BBC Urdu reported that it had managed to obtain a list of jihadi groups which have been banned by Pakistan from intelligence agencies, that have been opening new accounts under pseudonyms to receive funds from local as well as foreign sources, The Express Tribune reports.
According to the report, intelligence agencies have been monitoring Jihadi groups, as blacklisted by the Government of Pakistan.
According to the report, the funds have been traced to some groups involved in terrorist activities. They also include groups, which appear to work for social welfare.
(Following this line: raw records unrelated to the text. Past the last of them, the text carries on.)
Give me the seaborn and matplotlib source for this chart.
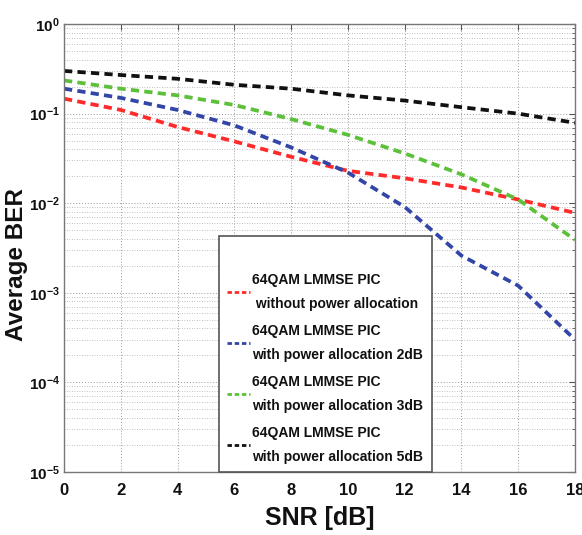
import numpy as np
import pandas as pd
import matplotlib
matplotlib.use("Agg")
import matplotlib.pyplot as plt
import seaborn as sns
from matplotlib.ticker import LogLocator, FixedLocator, NullFormatter, FuncFormatter
from matplotlib.lines import Line2D

snr = [0, 2, 4, 6, 8, 10, 12, 14, 16, 18]
ber_no_pa = [0.147, 0.11, 0.071, 0.049, 0.033, 0.023, 0.019, 0.015, 0.011, 0.0078]
ber_pa_2db = [0.19, 0.15, 0.11, 0.074, 0.042, 0.022, 0.0091, 0.0026, 0.0012, 0.0003]
ber_pa_3db = [0.235, 0.19, 0.16, 0.125, 0.087, 0.058, 0.036, 0.021, 0.011, 0.0039]
ber_pa_5db = [0.30, 0.27, 0.245, 0.21, 0.19, 0.16, 0.14, 0.118, 0.10, 0.079]

labels = ["64QAM LMMSE PIC\n without power allocation",
          "64QAM LMMSE PIC\nwith power allocation 2dB",
          "64QAM LMMSE PIC\nwith power allocation 3dB",
          "64QAM LMMSE PIC\nwith power allocation 5dB"]
colors = ["#ff2b2b", "#3346a8", "#5cc03a", "#111111"]

series = [ber_no_pa, ber_pa_2db, ber_pa_3db, ber_pa_5db]
df = pd.concat([pd.DataFrame({"SNR": snr, "BER": s, "Series": lab})
                for s, lab in zip(series, labels)], ignore_index=True)

sns.set_style("white")
plt.rcParams["font.family"] = ["Liberation Sans", "DejaVu Sans"]
plt.rcParams["font.weight"] = "bold"
plt.rcParams["mathtext.fontset"] = "custom"
plt.rcParams["mathtext.rm"] = "Liberation Sans:bold"
plt.rcParams["mathtext.bf"] = "Liberation Sans:bold"
plt.rcParams["mathtext.default"] = "rm"

fig = plt.figure(figsize=(5.82, 5.35), dpi=100)
ax = fig.add_axes([0.110, 0.1178, 0.878, 0.8372])

sns.lineplot(data=df, x="SNR", y="BER", hue="Series", palette=colors,
             hue_order=labels, ax=ax, linewidth=2.7, legend=False)
for ln in ax.get_lines():
    ln.set_linestyle((0, (2.2, 1.4)))

ax.set_yscale("log")
ax.set_xlim(0, 18)
ax.set_ylim(1e-5, 1)
ax.xaxis.set_major_locator(FixedLocator(np.arange(0, 19, 2)))
ax.yaxis.set_major_locator(LogLocator(base=10, numticks=10))
ax.yaxis.set_minor_locator(LogLocator(base=10, subs=np.arange(2, 10), numticks=10))
ax.yaxis.set_minor_formatter(NullFormatter())
ax.yaxis.set_major_formatter(FuncFormatter(lambda v, p: r"$10^{%d}$" % int(round(np.log10(v)))))

ax.grid(True, which="major", color="#999999", linestyle=(0, (1, 2)), linewidth=0.7)
ax.grid(True, which="minor", axis="y", color="#aaaaaa", linestyle=(0, (1, 2)), linewidth=0.6)
ax.tick_params(direction="in", which="both", top=True, right=True, length=4,
               color="#555555")
ax.tick_params(axis="x", labelsize=12, pad=8, labelcolor="#111111")
ax.tick_params(axis="y", labelsize=11, pad=3, labelcolor="#111111")
ax.tick_params(which="minor", length=2)
for sp in ax.spines.values():
    sp.set_color("#777777")
    sp.set_linewidth(1.0)

ax.set_xlabel("SNR [dB]", fontsize=18, fontweight="bold", color="#111111")
ax.set_ylabel("Average BER", fontsize=17.5, fontweight="bold", color="#111111")
ax.xaxis.set_label_coords(0.5, -0.075)
ax.yaxis.set_label_coords(-0.071, 0.464)

handles = [Line2D([0], [0], color=c, lw=2.0, linestyle=(0, (1.6, 1.0))) for c in colors]
leg = ax.legend(handles, labels, loc="lower left", bbox_to_anchor=(0.303, 0.0),
                frameon=True, fancybox=False, edgecolor="#555555", framealpha=1,
                prop={"family": "Liberation Sans", "weight": "bold", "size": 10.0},
                handlelength=1.65, handletextpad=0.15,
                labelspacing=0.95, borderpad=0.6, borderaxespad=0.0,
                title=" ", title_fontsize=12)
for t in leg.get_texts():
    t.set_linespacing(1.89)
    t.set_color("#111111")
leg.get_frame().set_linewidth(1.2)

fig.savefig("out.png", dpi=100)
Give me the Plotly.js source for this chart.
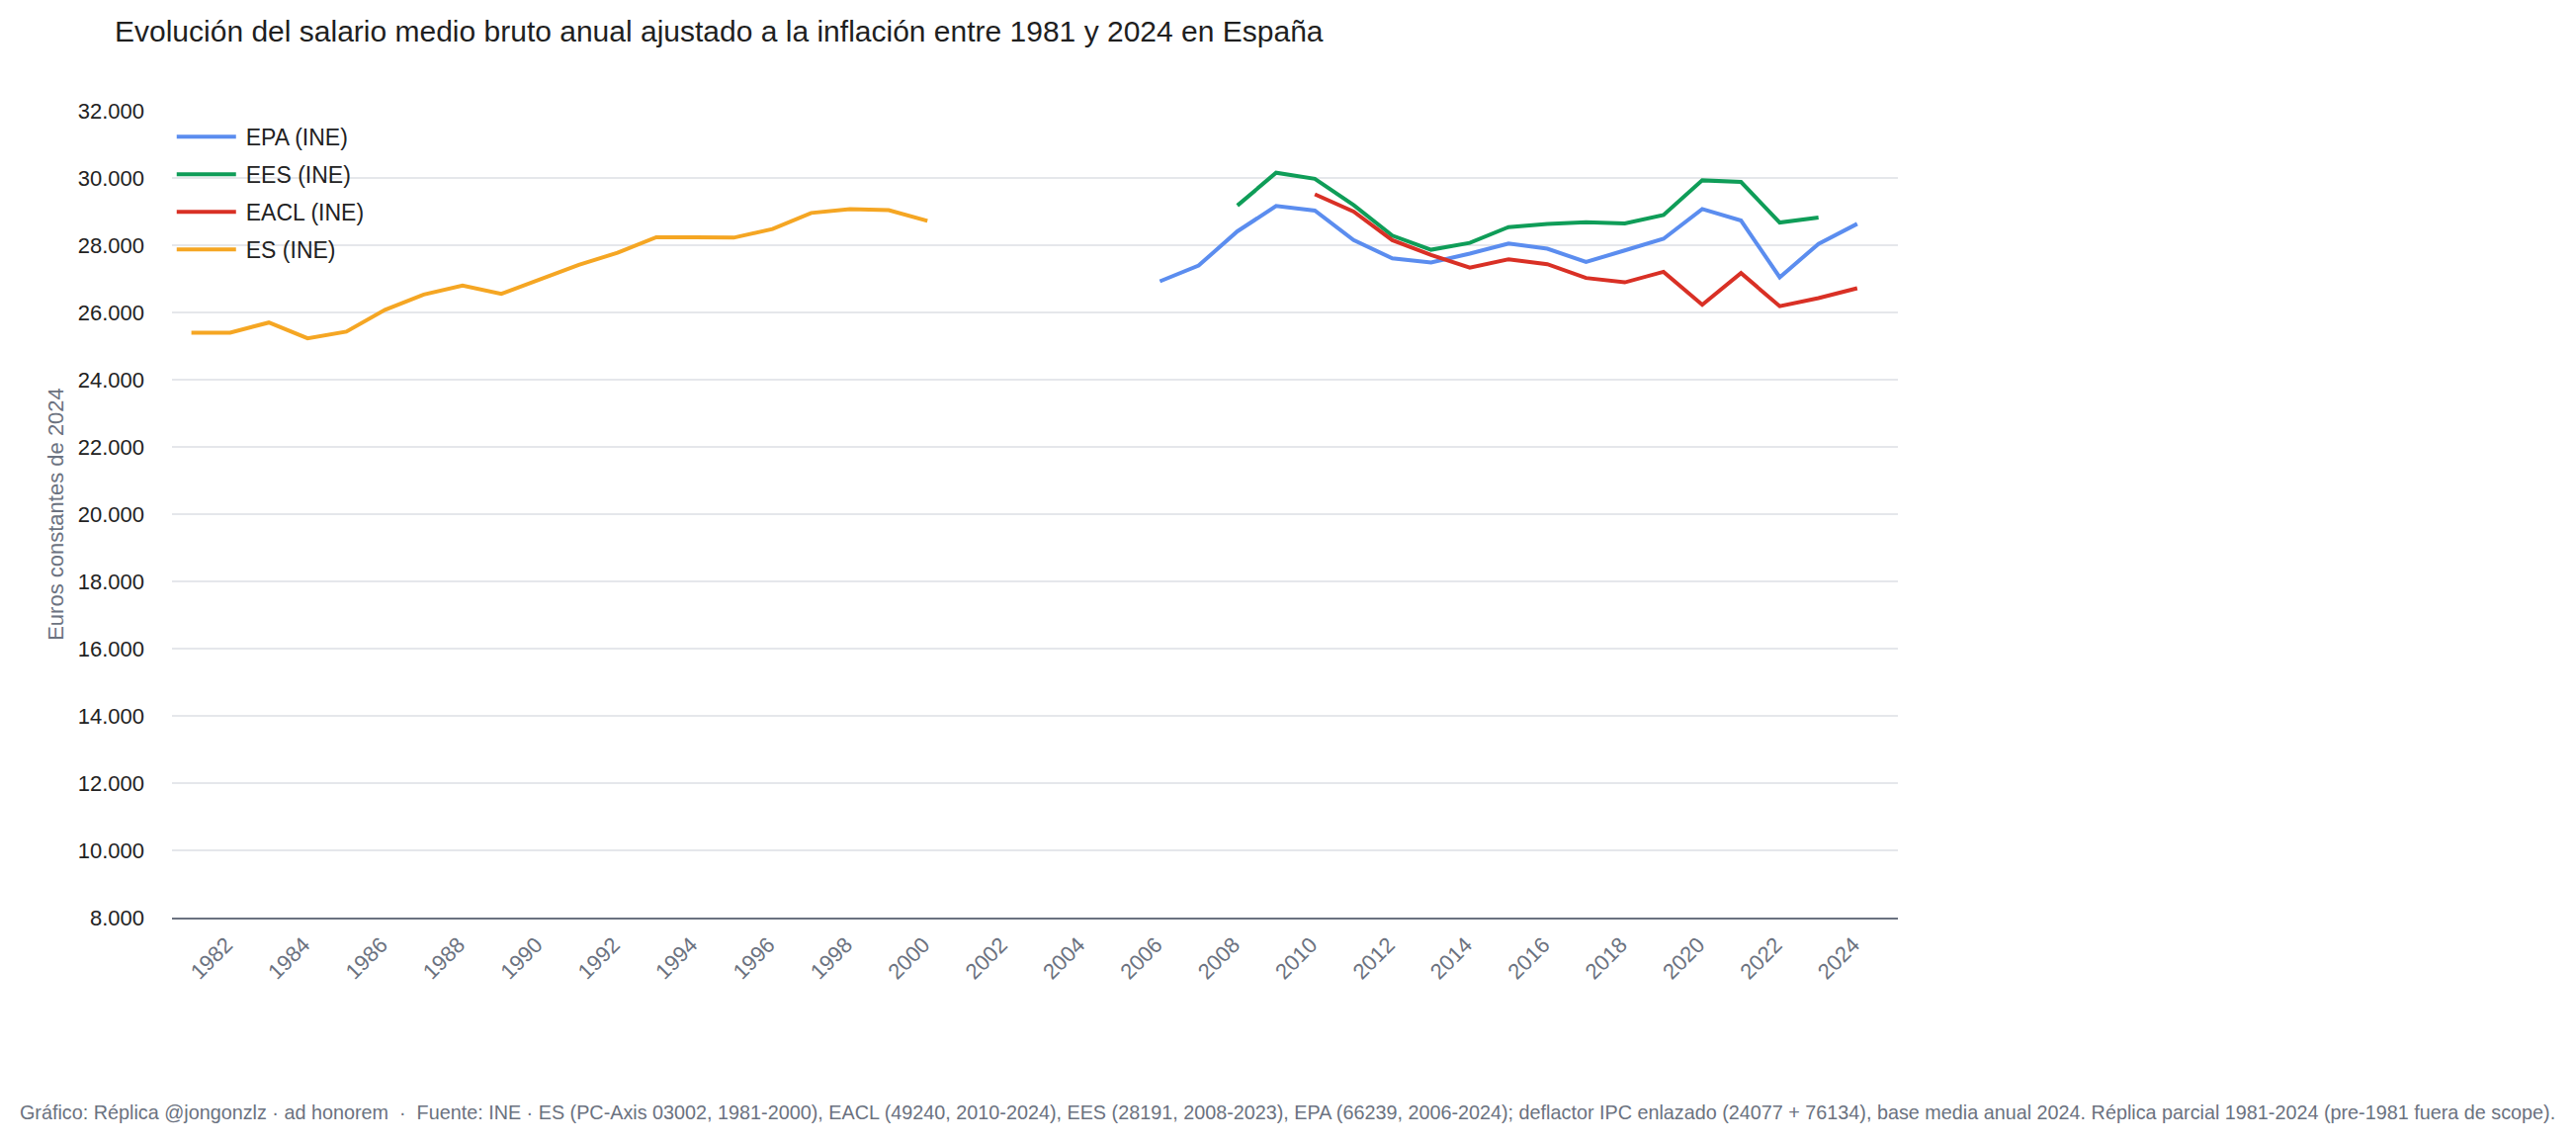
<!DOCTYPE html>
<html>
<head>
<meta charset="utf-8">
<script src="https://cdn.plot.ly/plotly-3.0.1.min.js"></script>
<style>
html, body { margin:0; padding:0; background:#fff; overflow:hidden; width:2606px; height:1157px; }
#wrap { width:1303px; height:578.5px; transform:scale(2); transform-origin:0 0; }
#chart { width:1303px; height:578.5px; }
</style>
</head>
<body>
<div id="wrap"><div id="chart"></div></div>
<script>
// ---- Data (euros constantes de 2024) ----
const yearsES   = [1981,1982,1983,1984,1985,1986,1987,1988,1989,1990,1991,1992,1993,1994,1995,1996,1997,1998,1999,2000];
const valuesES  = [25400,25400,25700,25230,25430,26080,26535,26800,26555,26995,27415,27775,28235,28235,28225,28480,28960,29075,29045,28725];

const yearsEPA  = [2006,2007,2008,2009,2010,2011,2012,2013,2014,2015,2016,2017,2018,2019,2020,2021,2022,2023,2024];
const valuesEPA = [26926,27395,28413,29165,29030,28150,27610,27485,27750,28050,27895,27505,27845,28190,29075,28735,27045,28040,28635];

const yearsEES  = [2008,2009,2010,2011,2012,2013,2014,2015,2016,2017,2018,2019,2020,2021,2022,2023];
const valuesEES = [29180,30155,29975,29195,28285,27865,28070,28540,28635,28685,28645,28900,29930,29880,28675,28825];

const yearsEACL  = [2010,2011,2012,2013,2014,2015,2016,2017,2018,2019,2020,2021,2022,2023,2024];
const valuesEACL = [29515,29000,28150,27710,27335,27580,27435,27025,26895,27210,26230,27170,26185,26425,26720];

const seriesNames = ['EPA (INE)','EES (INE)','EACL (INE)','ES (INE)'];

const titleText  = 'Evolución del salario medio bruto anual ajustado a la inflación entre 1981 y 2024 en España';
const yTitleText = 'Euros constantes de 2024';
const footerText = 'Gráfico: Réplica @jongonzlz · ad honorem \u00a0·\u00a0 Fuente: INE · ES (PC-Axis 03002, 1981-2000), EACL (49240, 2010-2024), EES (28191, 2008-2023), EPA (66239, 2006-2024); deflactor IPC enlazado (24077 + 76134), base media anual 2024. Réplica parcial 1981-2024 (pre-1981 fuera de scope).';

// ---- Styles ----
const colors = { EPA:'#5B8DEF', EES:'#0F9D58', EACL:'#D93025', ES:'#F5A623' };
const FONT = 'Liberation Sans, Arial, Helvetica, sans-serif';

function tr(x, y, name, color) {
  return { x:x, y:y, name:name, type:'scatter', mode:'lines',
           line:{ color:color, width:2 }, hoverinfo:'skip' };
}

const data = [
  tr(yearsEPA,  valuesEPA,  seriesNames[0], colors.EPA),
  tr(yearsEES,  valuesEES,  seriesNames[1], colors.EES),
  tr(yearsEACL, valuesEACL, seriesNames[2], colors.EACL),
  tr(yearsES,   valuesES,   seriesNames[3], colors.ES)
];

const layout = {
  width:1303, height:578.5,
  margin:{ l:87, r:343, t:56, b:114.5, pad:0 },
  paper_bgcolor:'#ffffff', plot_bgcolor:'#ffffff',
  font:{ family:FONT, size:11, color:'#222222' },
  separators:',.',
  hovermode:false,
  title:{ text:titleText, x:58/1303, xref:'container', xanchor:'left',
          y:1-15.8/578.5, yref:'container', yanchor:'middle',
          font:{ family:FONT, size:15, color:'#1f1f1f' } },
  xaxis:{ range:[1980.5, 2025.05], tickmode:'linear', tick0:1982, dtick:2,
          tickangle:-45, tickfont:{ family:FONT, size:11, color:'#6b7280' },
          showgrid:false, zeroline:false, showline:true, linecolor:'#6b7280', linewidth:1,
          ticks:'', ticklabelstandoff:2, ticklabelshift:-2 },
  yaxis:{ range:[8000, 32000], tickmode:'linear', tick0:8000, dtick:2000, tickformat:',d',
          tickfont:{ family:FONT, size:11, color:'#222222' },
          showgrid:true, gridcolor:'#e5e7eb', gridwidth:1, zeroline:false, showline:false,
          ticks:'', ticklabelstandoff:13,
          title:{ text:yTitleText, standoff:4, font:{ family:FONT, size:11, color:'#6b7280' } } },
  legend:{ x:-0.003, y:1.0035, xanchor:'left', yanchor:'top', bgcolor:'rgba(0,0,0,0)',
           font:{ family:FONT, size:11.5, color:'#222222' } },
  showlegend:true,
  annotations:[{ text:footerText, xref:'paper', yref:'paper', x:(651.5-87)/873, y:-98/408, xanchor:'center', yanchor:'middle',
                 showarrow:false, font:{ family:FONT, size:9.9, color:'#6b7280' } }]
};

Plotly.newPlot('chart', data, layout, { staticPlot:true, displayModeBar:false });
</script>
</body>
</html>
However, due to their links with extremist groups, they too are being blacklisted.
Intelligence agencies have expressed their fear that following the reopening of their cash lines, these extremist groups are once again gathering momentum, the paper quoted the report, as saying.
Interior Ministry sources said that as per reports from intelligence agencies, seven banned groups have been opening accounts in different banks.
The groups include the Jaish-e-Mohammad, the Tehreek-i-Islami, the Millat-e-Islamia Pakistan, the Ghazi force, the Hizbut Tahrir, the Jamiatul Furqan, and the Khairunissa International Trust.
The reports claimed that people linked to these groups were using local and foreign currency accounts.
After reviewing the reports, the Interior Ministry had alerted banking circles of the investigative agencies and related authorities to collect details of such accounts from different banks, especially those with large transactions, and with foreign currencies.
Pakistan has frozen accounts of 24 banned groups, including the seven named by intelligence agencies in the leaked report.